What is asked: Write out every line of the material as it stands, apart from the pictures.

Dataset extract:
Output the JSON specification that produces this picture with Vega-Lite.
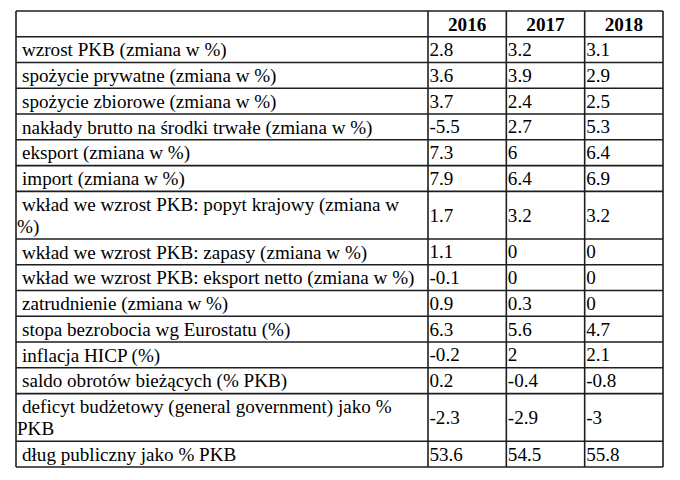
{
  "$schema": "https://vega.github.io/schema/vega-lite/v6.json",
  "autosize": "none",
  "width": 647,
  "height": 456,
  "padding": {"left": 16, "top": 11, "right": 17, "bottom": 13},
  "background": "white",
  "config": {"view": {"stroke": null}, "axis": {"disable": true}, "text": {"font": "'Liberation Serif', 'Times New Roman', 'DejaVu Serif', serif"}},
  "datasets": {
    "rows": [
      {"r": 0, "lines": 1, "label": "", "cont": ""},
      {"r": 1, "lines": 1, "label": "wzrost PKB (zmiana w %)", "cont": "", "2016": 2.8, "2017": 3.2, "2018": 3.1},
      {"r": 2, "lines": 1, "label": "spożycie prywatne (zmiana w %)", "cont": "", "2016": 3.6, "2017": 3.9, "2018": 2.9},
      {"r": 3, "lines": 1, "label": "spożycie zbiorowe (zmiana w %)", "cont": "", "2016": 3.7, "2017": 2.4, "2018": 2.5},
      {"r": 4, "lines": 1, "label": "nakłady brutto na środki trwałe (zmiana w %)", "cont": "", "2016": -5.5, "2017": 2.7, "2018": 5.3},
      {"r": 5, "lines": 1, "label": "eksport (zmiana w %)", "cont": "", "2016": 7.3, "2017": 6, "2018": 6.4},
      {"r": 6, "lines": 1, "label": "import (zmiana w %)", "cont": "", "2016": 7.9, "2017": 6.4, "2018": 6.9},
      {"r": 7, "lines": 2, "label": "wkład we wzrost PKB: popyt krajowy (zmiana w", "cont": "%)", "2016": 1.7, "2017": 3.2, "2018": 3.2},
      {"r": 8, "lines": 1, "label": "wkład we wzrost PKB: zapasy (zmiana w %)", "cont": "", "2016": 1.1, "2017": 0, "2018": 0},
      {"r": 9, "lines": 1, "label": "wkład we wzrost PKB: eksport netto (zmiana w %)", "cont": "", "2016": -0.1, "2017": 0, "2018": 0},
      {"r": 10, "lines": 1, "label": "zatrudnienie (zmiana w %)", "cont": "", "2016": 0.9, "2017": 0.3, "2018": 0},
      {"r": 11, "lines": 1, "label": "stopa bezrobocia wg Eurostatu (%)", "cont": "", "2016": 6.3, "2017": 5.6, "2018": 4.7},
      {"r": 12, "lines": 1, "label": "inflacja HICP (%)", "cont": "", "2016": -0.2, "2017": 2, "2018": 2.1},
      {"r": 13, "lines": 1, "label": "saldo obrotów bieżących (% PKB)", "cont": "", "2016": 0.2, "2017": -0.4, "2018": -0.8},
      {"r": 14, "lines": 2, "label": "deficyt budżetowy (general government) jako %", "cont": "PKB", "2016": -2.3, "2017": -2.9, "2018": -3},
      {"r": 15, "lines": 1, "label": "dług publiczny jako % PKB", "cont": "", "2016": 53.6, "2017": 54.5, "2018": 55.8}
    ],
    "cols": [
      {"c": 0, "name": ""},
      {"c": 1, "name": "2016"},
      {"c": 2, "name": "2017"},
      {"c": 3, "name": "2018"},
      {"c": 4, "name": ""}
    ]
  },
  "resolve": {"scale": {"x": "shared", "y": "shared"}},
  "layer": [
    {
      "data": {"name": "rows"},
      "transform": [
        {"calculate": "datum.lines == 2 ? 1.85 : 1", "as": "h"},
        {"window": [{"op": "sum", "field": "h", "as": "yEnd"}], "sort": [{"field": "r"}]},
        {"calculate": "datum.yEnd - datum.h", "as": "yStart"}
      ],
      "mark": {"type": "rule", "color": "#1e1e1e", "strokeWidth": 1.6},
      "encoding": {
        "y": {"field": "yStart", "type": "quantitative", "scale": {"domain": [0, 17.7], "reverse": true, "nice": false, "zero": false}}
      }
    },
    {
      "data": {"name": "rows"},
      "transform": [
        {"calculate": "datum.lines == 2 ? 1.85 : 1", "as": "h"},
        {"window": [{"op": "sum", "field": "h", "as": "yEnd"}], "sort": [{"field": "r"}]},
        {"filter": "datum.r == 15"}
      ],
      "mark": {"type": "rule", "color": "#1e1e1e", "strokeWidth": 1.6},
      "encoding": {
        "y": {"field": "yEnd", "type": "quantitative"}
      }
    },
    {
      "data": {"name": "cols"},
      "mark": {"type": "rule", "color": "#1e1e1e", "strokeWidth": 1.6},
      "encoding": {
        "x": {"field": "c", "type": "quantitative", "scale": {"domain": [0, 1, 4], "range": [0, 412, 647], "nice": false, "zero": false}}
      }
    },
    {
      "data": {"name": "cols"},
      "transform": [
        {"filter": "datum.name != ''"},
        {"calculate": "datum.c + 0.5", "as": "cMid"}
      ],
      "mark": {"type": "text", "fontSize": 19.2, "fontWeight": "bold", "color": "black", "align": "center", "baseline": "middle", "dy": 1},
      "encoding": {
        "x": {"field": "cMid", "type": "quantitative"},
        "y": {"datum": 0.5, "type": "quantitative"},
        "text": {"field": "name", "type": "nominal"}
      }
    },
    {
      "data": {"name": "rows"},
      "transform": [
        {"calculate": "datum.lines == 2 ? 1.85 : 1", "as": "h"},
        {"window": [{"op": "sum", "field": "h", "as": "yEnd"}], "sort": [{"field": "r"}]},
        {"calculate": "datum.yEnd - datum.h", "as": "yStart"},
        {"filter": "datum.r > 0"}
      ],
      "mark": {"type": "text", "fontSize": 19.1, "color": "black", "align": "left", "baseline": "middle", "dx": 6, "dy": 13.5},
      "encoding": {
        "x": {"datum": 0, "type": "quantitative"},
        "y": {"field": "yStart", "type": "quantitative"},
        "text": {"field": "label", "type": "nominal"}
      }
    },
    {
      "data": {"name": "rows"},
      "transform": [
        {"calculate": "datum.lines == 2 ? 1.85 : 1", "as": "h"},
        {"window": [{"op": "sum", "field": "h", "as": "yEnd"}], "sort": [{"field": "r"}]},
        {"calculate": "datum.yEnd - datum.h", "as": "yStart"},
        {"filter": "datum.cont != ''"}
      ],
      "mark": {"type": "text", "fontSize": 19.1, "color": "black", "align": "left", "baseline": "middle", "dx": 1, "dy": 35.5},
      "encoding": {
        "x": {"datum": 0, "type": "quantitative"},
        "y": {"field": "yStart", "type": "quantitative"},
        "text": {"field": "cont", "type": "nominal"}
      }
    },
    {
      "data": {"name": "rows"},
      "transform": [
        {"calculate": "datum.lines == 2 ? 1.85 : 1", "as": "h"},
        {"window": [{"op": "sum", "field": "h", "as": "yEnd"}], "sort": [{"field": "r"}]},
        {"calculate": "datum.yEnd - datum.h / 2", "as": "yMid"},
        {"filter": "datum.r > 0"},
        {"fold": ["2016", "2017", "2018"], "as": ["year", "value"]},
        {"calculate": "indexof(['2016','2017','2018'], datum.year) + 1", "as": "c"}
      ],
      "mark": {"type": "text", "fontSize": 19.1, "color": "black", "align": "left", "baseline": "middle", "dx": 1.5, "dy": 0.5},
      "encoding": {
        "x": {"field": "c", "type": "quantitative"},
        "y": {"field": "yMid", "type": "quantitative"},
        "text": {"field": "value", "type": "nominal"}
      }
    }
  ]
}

Task result:
Output the JSON specification that produces this picture with Vega-Lite.
{
  "$schema": "https://vega.github.io/schema/vega-lite/v6.json",
  "autosize": "none",
  "width": 647,
  "height": 456,
  "padding": {"left": 16, "top": 11, "right": 17, "bottom": 13},
  "background": "white",
  "config": {"view": {"stroke": null}, "axis": {"disable": true}, "text": {"font": "'Liberation Serif', 'Times New Roman', 'DejaVu Serif', serif"}},
  "datasets": {
    "rows": [
      {"r": 0, "lines": 1, "label": "", "cont": ""},
      {"r": 1, "lines": 1, "label": "wzrost PKB (zmiana w %)", "cont": "", "2016": 2.8, "2017": 3.2, "2018": 3.1},
      {"r": 2, "lines": 1, "label": "spożycie prywatne (zmiana w %)", "cont": "", "2016": 3.6, "2017": 3.9, "2018": 2.9},
      {"r": 3, "lines": 1, "label": "spożycie zbiorowe (zmiana w %)", "cont": "", "2016": 3.7, "2017": 2.4, "2018": 2.5},
      {"r": 4, "lines": 1, "label": "nakłady brutto na środki trwałe (zmiana w %)", "cont": "", "2016": -5.5, "2017": 2.7, "2018": 5.3},
      {"r": 5, "lines": 1, "label": "eksport (zmiana w %)", "cont": "", "2016": 7.3, "2017": 6, "2018": 6.4},
      {"r": 6, "lines": 1, "label": "import (zmiana w %)", "cont": "", "2016": 7.9, "2017": 6.4, "2018": 6.9},
      {"r": 7, "lines": 2, "label": "wkład we wzrost PKB: popyt krajowy (zmiana w", "cont": "%)", "2016": 1.7, "2017": 3.2, "2018": 3.2},
      {"r": 8, "lines": 1, "label": "wkład we wzrost PKB: zapasy (zmiana w %)", "cont": "", "2016": 1.1, "2017": 0, "2018": 0},
      {"r": 9, "lines": 1, "label": "wkład we wzrost PKB: eksport netto (zmiana w %)", "cont": "", "2016": -0.1, "2017": 0, "2018": 0},
      {"r": 10, "lines": 1, "label": "zatrudnienie (zmiana w %)", "cont": "", "2016": 0.9, "2017": 0.3, "2018": 0},
      {"r": 11, "lines": 1, "label": "stopa bezrobocia wg Eurostatu (%)", "cont": "", "2016": 6.3, "2017": 5.6, "2018": 4.7},
      {"r": 12, "lines": 1, "label": "inflacja HICP (%)", "cont": "", "2016": -0.2, "2017": 2, "2018": 2.1},
      {"r": 13, "lines": 1, "label": "saldo obrotów bieżących (% PKB)", "cont": "", "2016": 0.2, "2017": -0.4, "2018": -0.8},
      {"r": 14, "lines": 2, "label": "deficyt budżetowy (general government) jako %", "cont": "PKB", "2016": -2.3, "2017": -2.9, "2018": -3},
      {"r": 15, "lines": 1, "label": "dług publiczny jako % PKB", "cont": "", "2016": 53.6, "2017": 54.5, "2018": 55.8}
    ],
    "cols": [
      {"c": 0, "name": ""},
      {"c": 1, "name": "2016"},
      {"c": 2, "name": "2017"},
      {"c": 3, "name": "2018"},
      {"c": 4, "name": ""}
    ]
  },
  "resolve": {"scale": {"x": "shared", "y": "shared"}},
  "layer": [
    {
      "data": {"name": "rows"},
      "transform": [
        {"calculate": "datum.lines == 2 ? 1.85 : 1", "as": "h"},
        {"window": [{"op": "sum", "field": "h", "as": "yEnd"}], "sort": [{"field": "r"}]},
        {"calculate": "datum.yEnd - datum.h", "as": "yStart"}
      ],
      "mark": {"type": "rule", "color": "#1e1e1e", "strokeWidth": 1.6},
      "encoding": {
        "y": {"field": "yStart", "type": "quantitative", "scale": {"domain": [0, 17.7], "reverse": true, "nice": false, "zero": false}}
      }
    },
    {
      "data": {"name": "rows"},
      "transform": [
        {"calculate": "datum.lines == 2 ? 1.85 : 1", "as": "h"},
        {"window": [{"op": "sum", "field": "h", "as": "yEnd"}], "sort": [{"field": "r"}]},
        {"filter": "datum.r == 15"}
      ],
      "mark": {"type": "rule", "color": "#1e1e1e", "strokeWidth": 1.6},
      "encoding": {
        "y": {"field": "yEnd", "type": "quantitative"}
      }
    },
    {
      "data": {"name": "cols"},
      "mark": {"type": "rule", "color": "#1e1e1e", "strokeWidth": 1.6},
      "encoding": {
        "x": {"field": "c", "type": "quantitative", "scale": {"domain": [0, 1, 4], "range": [0, 412, 647], "nice": false, "zero": false}}
      }
    },
    {
      "data": {"name": "cols"},
      "transform": [
        {"filter": "datum.name != ''"},
        {"calculate": "datum.c + 0.5", "as": "cMid"}
      ],
      "mark": {"type": "text", "fontSize": 19.2, "fontWeight": "bold", "color": "black", "align": "center", "baseline": "middle", "dy": 1},
      "encoding": {
        "x": {"field": "cMid", "type": "quantitative"},
        "y": {"datum": 0.5, "type": "quantitative"},
        "text": {"field": "name", "type": "nominal"}
      }
    },
    {
      "data": {"name": "rows"},
      "transform": [
        {"calculate": "datum.lines == 2 ? 1.85 : 1", "as": "h"},
        {"window": [{"op": "sum", "field": "h", "as": "yEnd"}], "sort": [{"field": "r"}]},
        {"calculate": "datum.yEnd - datum.h", "as": "yStart"},
        {"filter": "datum.r > 0"}
      ],
      "mark": {"type": "text", "fontSize": 19.1, "color": "black", "align": "left", "baseline": "middle", "dx": 6, "dy": 13.5},
      "encoding": {
        "x": {"datum": 0, "type": "quantitative"},
        "y": {"field": "yStart", "type": "quantitative"},
        "text": {"field": "label", "type": "nominal"}
      }
    },
    {
      "data": {"name": "rows"},
      "transform": [
        {"calculate": "datum.lines == 2 ? 1.85 : 1", "as": "h"},
        {"window": [{"op": "sum", "field": "h", "as": "yEnd"}], "sort": [{"field": "r"}]},
        {"calculate": "datum.yEnd - datum.h", "as": "yStart"},
        {"filter": "datum.cont != ''"}
      ],
      "mark": {"type": "text", "fontSize": 19.1, "color": "black", "align": "left", "baseline": "middle", "dx": 1, "dy": 35.5},
      "encoding": {
        "x": {"datum": 0, "type": "quantitative"},
        "y": {"field": "yStart", "type": "quantitative"},
        "text": {"field": "cont", "type": "nominal"}
      }
    },
    {
      "data": {"name": "rows"},
      "transform": [
        {"calculate": "datum.lines == 2 ? 1.85 : 1", "as": "h"},
        {"window": [{"op": "sum", "field": "h", "as": "yEnd"}], "sort": [{"field": "r"}]},
        {"calculate": "datum.yEnd - datum.h / 2", "as": "yMid"},
        {"filter": "datum.r > 0"},
        {"fold": ["2016", "2017", "2018"], "as": ["year", "value"]},
        {"calculate": "indexof(['2016','2017','2018'], datum.year) + 1", "as": "c"}
      ],
      "mark": {"type": "text", "fontSize": 19.1, "color": "black", "align": "left", "baseline": "middle", "dx": 1.5, "dy": 0.5},
      "encoding": {
        "x": {"field": "c", "type": "quantitative"},
        "y": {"field": "yMid", "type": "quantitative"},
        "text": {"field": "value", "type": "nominal"}
      }
    }
  ]
}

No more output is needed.